What is required =>
Pictures aside, quote the whole listing exactly.

· · ·

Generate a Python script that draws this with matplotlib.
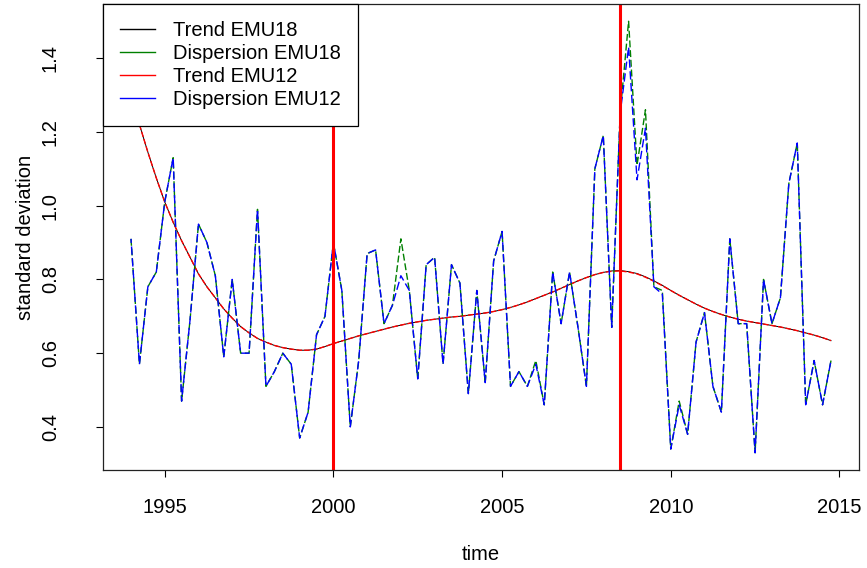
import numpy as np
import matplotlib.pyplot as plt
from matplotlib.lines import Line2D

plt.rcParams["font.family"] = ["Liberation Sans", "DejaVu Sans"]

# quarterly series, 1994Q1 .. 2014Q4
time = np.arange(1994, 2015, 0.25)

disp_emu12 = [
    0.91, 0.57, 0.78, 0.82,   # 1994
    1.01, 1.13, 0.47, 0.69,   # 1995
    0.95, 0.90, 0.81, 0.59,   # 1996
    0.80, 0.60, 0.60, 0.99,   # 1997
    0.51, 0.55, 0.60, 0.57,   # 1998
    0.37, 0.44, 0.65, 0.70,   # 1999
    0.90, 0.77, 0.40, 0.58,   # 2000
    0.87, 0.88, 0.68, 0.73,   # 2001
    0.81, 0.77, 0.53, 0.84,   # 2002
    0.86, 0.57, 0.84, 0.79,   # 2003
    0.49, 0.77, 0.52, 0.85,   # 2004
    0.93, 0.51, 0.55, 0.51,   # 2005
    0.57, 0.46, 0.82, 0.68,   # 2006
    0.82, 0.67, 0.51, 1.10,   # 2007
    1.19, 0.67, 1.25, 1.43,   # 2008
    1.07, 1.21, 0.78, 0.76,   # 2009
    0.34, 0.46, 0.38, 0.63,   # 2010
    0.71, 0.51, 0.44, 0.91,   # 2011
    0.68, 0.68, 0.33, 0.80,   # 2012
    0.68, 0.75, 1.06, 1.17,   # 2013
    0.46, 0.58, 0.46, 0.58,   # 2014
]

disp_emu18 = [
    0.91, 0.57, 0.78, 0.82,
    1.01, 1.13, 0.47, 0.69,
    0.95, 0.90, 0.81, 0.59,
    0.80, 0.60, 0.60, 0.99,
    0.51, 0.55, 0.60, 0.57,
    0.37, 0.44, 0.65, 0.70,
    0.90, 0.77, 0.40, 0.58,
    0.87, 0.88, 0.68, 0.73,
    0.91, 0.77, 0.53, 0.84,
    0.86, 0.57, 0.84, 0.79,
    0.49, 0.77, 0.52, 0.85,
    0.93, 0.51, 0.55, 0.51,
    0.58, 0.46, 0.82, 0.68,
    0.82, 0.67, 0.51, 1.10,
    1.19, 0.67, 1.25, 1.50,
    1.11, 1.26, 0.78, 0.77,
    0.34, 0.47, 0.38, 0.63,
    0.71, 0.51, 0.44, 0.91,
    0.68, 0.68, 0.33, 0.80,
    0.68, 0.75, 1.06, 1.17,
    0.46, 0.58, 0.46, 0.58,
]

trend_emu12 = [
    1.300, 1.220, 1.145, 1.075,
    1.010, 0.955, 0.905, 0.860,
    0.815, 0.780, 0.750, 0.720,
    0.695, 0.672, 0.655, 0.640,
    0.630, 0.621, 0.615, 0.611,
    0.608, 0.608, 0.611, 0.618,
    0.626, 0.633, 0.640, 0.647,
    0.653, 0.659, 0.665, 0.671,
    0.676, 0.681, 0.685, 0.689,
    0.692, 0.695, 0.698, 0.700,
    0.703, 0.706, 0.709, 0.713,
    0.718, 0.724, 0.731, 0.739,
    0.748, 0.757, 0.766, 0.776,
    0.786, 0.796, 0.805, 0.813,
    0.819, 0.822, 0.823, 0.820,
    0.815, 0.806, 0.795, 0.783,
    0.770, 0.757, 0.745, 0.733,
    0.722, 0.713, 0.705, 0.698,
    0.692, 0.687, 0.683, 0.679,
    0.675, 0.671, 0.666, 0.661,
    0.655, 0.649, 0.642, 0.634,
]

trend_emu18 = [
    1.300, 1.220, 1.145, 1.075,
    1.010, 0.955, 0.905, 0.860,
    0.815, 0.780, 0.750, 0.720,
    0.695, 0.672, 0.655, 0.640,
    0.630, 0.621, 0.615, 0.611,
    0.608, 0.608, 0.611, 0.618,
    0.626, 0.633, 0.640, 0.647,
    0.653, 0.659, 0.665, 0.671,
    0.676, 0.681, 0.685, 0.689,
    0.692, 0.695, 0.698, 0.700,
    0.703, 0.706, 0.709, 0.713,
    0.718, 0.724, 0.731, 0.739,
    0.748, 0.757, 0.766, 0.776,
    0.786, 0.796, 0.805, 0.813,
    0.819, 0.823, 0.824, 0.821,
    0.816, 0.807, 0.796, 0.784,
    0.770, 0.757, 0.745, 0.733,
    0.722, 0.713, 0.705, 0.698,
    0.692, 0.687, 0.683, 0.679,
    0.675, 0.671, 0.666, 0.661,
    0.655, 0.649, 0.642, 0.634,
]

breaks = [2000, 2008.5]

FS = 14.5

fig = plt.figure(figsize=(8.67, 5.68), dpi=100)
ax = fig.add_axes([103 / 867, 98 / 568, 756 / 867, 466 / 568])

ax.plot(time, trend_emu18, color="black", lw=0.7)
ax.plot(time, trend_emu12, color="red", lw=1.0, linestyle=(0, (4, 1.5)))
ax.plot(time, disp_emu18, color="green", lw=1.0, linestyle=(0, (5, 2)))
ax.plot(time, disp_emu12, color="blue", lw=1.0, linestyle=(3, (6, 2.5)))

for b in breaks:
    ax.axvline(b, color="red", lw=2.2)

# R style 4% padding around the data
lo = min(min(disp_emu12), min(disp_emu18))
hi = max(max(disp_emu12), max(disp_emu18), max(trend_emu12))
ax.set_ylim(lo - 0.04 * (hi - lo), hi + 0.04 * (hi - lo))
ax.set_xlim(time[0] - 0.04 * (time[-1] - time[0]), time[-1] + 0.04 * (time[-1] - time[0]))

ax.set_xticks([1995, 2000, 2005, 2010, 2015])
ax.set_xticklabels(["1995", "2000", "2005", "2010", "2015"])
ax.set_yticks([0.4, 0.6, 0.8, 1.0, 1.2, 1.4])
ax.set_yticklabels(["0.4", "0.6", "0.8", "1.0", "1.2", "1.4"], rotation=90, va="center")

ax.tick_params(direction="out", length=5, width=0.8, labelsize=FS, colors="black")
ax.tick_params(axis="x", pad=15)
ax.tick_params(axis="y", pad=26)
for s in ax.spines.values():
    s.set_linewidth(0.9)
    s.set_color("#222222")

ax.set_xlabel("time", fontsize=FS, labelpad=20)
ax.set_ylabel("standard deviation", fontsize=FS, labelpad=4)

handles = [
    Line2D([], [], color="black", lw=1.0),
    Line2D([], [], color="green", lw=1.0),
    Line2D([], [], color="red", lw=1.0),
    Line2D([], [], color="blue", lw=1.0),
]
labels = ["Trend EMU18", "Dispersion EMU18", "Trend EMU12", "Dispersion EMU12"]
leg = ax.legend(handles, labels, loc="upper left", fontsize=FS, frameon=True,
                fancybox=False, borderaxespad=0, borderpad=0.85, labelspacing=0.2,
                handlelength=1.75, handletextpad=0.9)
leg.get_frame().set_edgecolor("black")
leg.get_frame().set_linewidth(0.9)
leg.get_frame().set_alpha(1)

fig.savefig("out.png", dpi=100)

· · ·

Solution =>
Generate a Python script that draws this with matplotlib.
import numpy as np
import matplotlib.pyplot as plt
from matplotlib.lines import Line2D

plt.rcParams["font.family"] = ["Liberation Sans", "DejaVu Sans"]

# quarterly series, 1994Q1 .. 2014Q4
time = np.arange(1994, 2015, 0.25)

disp_emu12 = [
    0.91, 0.57, 0.78, 0.82,   # 1994
    1.01, 1.13, 0.47, 0.69,   # 1995
    0.95, 0.90, 0.81, 0.59,   # 1996
    0.80, 0.60, 0.60, 0.99,   # 1997
    0.51, 0.55, 0.60, 0.57,   # 1998
    0.37, 0.44, 0.65, 0.70,   # 1999
    0.90, 0.77, 0.40, 0.58,   # 2000
    0.87, 0.88, 0.68, 0.73,   # 2001
    0.81, 0.77, 0.53, 0.84,   # 2002
    0.86, 0.57, 0.84, 0.79,   # 2003
    0.49, 0.77, 0.52, 0.85,   # 2004
    0.93, 0.51, 0.55, 0.51,   # 2005
    0.57, 0.46, 0.82, 0.68,   # 2006
    0.82, 0.67, 0.51, 1.10,   # 2007
    1.19, 0.67, 1.25, 1.43,   # 2008
    1.07, 1.21, 0.78, 0.76,   # 2009
    0.34, 0.46, 0.38, 0.63,   # 2010
    0.71, 0.51, 0.44, 0.91,   # 2011
    0.68, 0.68, 0.33, 0.80,   # 2012
    0.68, 0.75, 1.06, 1.17,   # 2013
    0.46, 0.58, 0.46, 0.58,   # 2014
]

disp_emu18 = [
    0.91, 0.57, 0.78, 0.82,
    1.01, 1.13, 0.47, 0.69,
    0.95, 0.90, 0.81, 0.59,
    0.80, 0.60, 0.60, 0.99,
    0.51, 0.55, 0.60, 0.57,
    0.37, 0.44, 0.65, 0.70,
    0.90, 0.77, 0.40, 0.58,
    0.87, 0.88, 0.68, 0.73,
    0.91, 0.77, 0.53, 0.84,
    0.86, 0.57, 0.84, 0.79,
    0.49, 0.77, 0.52, 0.85,
    0.93, 0.51, 0.55, 0.51,
    0.58, 0.46, 0.82, 0.68,
    0.82, 0.67, 0.51, 1.10,
    1.19, 0.67, 1.25, 1.50,
    1.11, 1.26, 0.78, 0.77,
    0.34, 0.47, 0.38, 0.63,
    0.71, 0.51, 0.44, 0.91,
    0.68, 0.68, 0.33, 0.80,
    0.68, 0.75, 1.06, 1.17,
    0.46, 0.58, 0.46, 0.58,
]

trend_emu12 = [
    1.300, 1.220, 1.145, 1.075,
    1.010, 0.955, 0.905, 0.860,
    0.815, 0.780, 0.750, 0.720,
    0.695, 0.672, 0.655, 0.640,
    0.630, 0.621, 0.615, 0.611,
    0.608, 0.608, 0.611, 0.618,
    0.626, 0.633, 0.640, 0.647,
    0.653, 0.659, 0.665, 0.671,
    0.676, 0.681, 0.685, 0.689,
    0.692, 0.695, 0.698, 0.700,
    0.703, 0.706, 0.709, 0.713,
    0.718, 0.724, 0.731, 0.739,
    0.748, 0.757, 0.766, 0.776,
    0.786, 0.796, 0.805, 0.813,
    0.819, 0.822, 0.823, 0.820,
    0.815, 0.806, 0.795, 0.783,
    0.770, 0.757, 0.745, 0.733,
    0.722, 0.713, 0.705, 0.698,
    0.692, 0.687, 0.683, 0.679,
    0.675, 0.671, 0.666, 0.661,
    0.655, 0.649, 0.642, 0.634,
]

trend_emu18 = [
    1.300, 1.220, 1.145, 1.075,
    1.010, 0.955, 0.905, 0.860,
    0.815, 0.780, 0.750, 0.720,
    0.695, 0.672, 0.655, 0.640,
    0.630, 0.621, 0.615, 0.611,
    0.608, 0.608, 0.611, 0.618,
    0.626, 0.633, 0.640, 0.647,
    0.653, 0.659, 0.665, 0.671,
    0.676, 0.681, 0.685, 0.689,
    0.692, 0.695, 0.698, 0.700,
    0.703, 0.706, 0.709, 0.713,
    0.718, 0.724, 0.731, 0.739,
    0.748, 0.757, 0.766, 0.776,
    0.786, 0.796, 0.805, 0.813,
    0.819, 0.823, 0.824, 0.821,
    0.816, 0.807, 0.796, 0.784,
    0.770, 0.757, 0.745, 0.733,
    0.722, 0.713, 0.705, 0.698,
    0.692, 0.687, 0.683, 0.679,
    0.675, 0.671, 0.666, 0.661,
    0.655, 0.649, 0.642, 0.634,
]

breaks = [2000, 2008.5]

FS = 14.5

fig = plt.figure(figsize=(8.67, 5.68), dpi=100)
ax = fig.add_axes([103 / 867, 98 / 568, 756 / 867, 466 / 568])

ax.plot(time, trend_emu18, color="black", lw=0.7)
ax.plot(time, trend_emu12, color="red", lw=1.0, linestyle=(0, (4, 1.5)))
ax.plot(time, disp_emu18, color="green", lw=1.0, linestyle=(0, (5, 2)))
ax.plot(time, disp_emu12, color="blue", lw=1.0, linestyle=(3, (6, 2.5)))

for b in breaks:
    ax.axvline(b, color="red", lw=2.2)

# R style 4% padding around the data
lo = min(min(disp_emu12), min(disp_emu18))
hi = max(max(disp_emu12), max(disp_emu18), max(trend_emu12))
ax.set_ylim(lo - 0.04 * (hi - lo), hi + 0.04 * (hi - lo))
ax.set_xlim(time[0] - 0.04 * (time[-1] - time[0]), time[-1] + 0.04 * (time[-1] - time[0]))

ax.set_xticks([1995, 2000, 2005, 2010, 2015])
ax.set_xticklabels(["1995", "2000", "2005", "2010", "2015"])
ax.set_yticks([0.4, 0.6, 0.8, 1.0, 1.2, 1.4])
ax.set_yticklabels(["0.4", "0.6", "0.8", "1.0", "1.2", "1.4"], rotation=90, va="center")

ax.tick_params(direction="out", length=5, width=0.8, labelsize=FS, colors="black")
ax.tick_params(axis="x", pad=15)
ax.tick_params(axis="y", pad=26)
for s in ax.spines.values():
    s.set_linewidth(0.9)
    s.set_color("#222222")

ax.set_xlabel("time", fontsize=FS, labelpad=20)
ax.set_ylabel("standard deviation", fontsize=FS, labelpad=4)

handles = [
    Line2D([], [], color="black", lw=1.0),
    Line2D([], [], color="green", lw=1.0),
    Line2D([], [], color="red", lw=1.0),
    Line2D([], [], color="blue", lw=1.0),
]
labels = ["Trend EMU18", "Dispersion EMU18", "Trend EMU12", "Dispersion EMU12"]
leg = ax.legend(handles, labels, loc="upper left", fontsize=FS, frameon=True,
                fancybox=False, borderaxespad=0, borderpad=0.85, labelspacing=0.2,
                handlelength=1.75, handletextpad=0.9)
leg.get_frame().set_edgecolor("black")
leg.get_frame().set_linewidth(0.9)
leg.get_frame().set_alpha(1)

fig.savefig("out.png", dpi=100)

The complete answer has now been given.